The masked terrorists demanded that they convert or be killed by the sword. All of the elderly people said "we prefer to be killed rather than convert." In the event they were ordered to leave the village with only the clothes they were wearing.

This moving and inspiring story of courageous witness to Christ is redolent of the days of ancient Rome. Those who refused to deny their faith yet were not actually martyred yet were called "confessors" because of their stout confession of the faith. Penitents could go to them and ask for a note to say that the confessors had prayed for them; this note or "libellus pacis" could then be taken to the Bishop who could choose to remit all or part of a canonical penance, in view of the power of the prayers of the holy confessors.

There are also many in recent times who have actually been martyred in Iraq because they chose death rather than agree to renounce Christ. They are martyrs because without doubt they were killed propter odium fidei, "on account of hatred of the faith." I hope that a list is kept of their names, along with at least some evidence from witnesses, so that the sacrifice they have made is given due recognition in the life of the Church by their eventual canonisation, and so that people down the ages can remember their heroism and invoke their prayers.

Holy Martyrs and Confessors of Iraq, pray for us.

Wednesday, 27 August 2014

When the validity of baptism is doubtful

Ramsgate 033Fr Hunwicke's Mutual Enrichment is not a blog that can be usefully skim-read. His articles are not long, but they repay more close attention than those of the "5 reasons why Pope Francis didn't really say what everyone thinks he said" genre.

When I find time, as I have just now, I read a number of his posts in sequence. It is always a rewarding experience for me, especially since quite often he tackles something that I have wanted to say but not found the time, and writes on it with erudition and wit. During the past week, we have had, among other things, a discussion on whether Muslims and Christians worship the same God, a gently provocative piece on the lack of Latin among the clergy, and an important post arguing for baptism sub conditione for Anglican converts whose only evidence of Baptism is a certificate.

A baptism certificate was formerly regarded as sufficient, since baptism "according to the rites of the Church of England" is certainly valid. What is now uncertain is how often baptisms are conducted according to a rite that is not approved by the Church of England, specifically, baptism with the form "I baptize you in the name of the Creator, and of the Redeemer, and of the Sanctifier." Baptism using such a form is certainly invalid: the Congregation for the Doctrine of the Faith in 2008 answered a dubium on the matter, saying that persons baptised with such a formula have to be baptized in forma absoluta (that is, not conditionally.)

We must pick a careful path through doubts. Since the practice of using an invalid formula is certainly used in some places and is becoming more common, it is, as Fr Hunwicke says, no longer safe to assume that a baptism is valid simply because it has been carried out in the Church of England.

Sometimes we have other reasons to assume that the baptism is valid: one might know the local vicar, and know that he would always use the proper form (that would be true of my own Anglican neighbour) but we are not usually looking at certificates issued by the local vicar.
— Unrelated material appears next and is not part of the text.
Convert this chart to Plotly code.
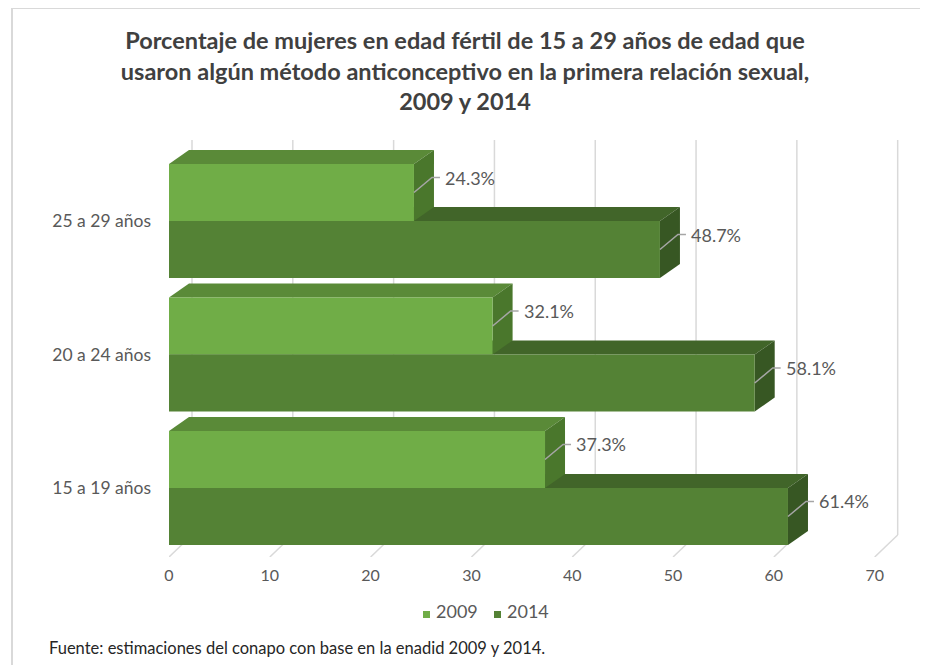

The convert himself might be able to give assurance that the Rev Blenkinsop of St Mildred's in Thrampton was a sound man and would not have used an invalid form. In such cases, there is no need for conditional baptism.

But without such further evidence I agree with Fr Hunwicke that the doubt that now exists makes it necessary to baptise many converts conditionally since there is a reasonable doubt about the validity of their baptism. If on the other hand, there is evidence that the convert was indeed baptised by a feminist who used the invalid formula, then the baptism was certainly invalid and the convert must be baptised without condition, as the CDF laid down. In modern practice, such a convert would be a catechumen and not a candidate.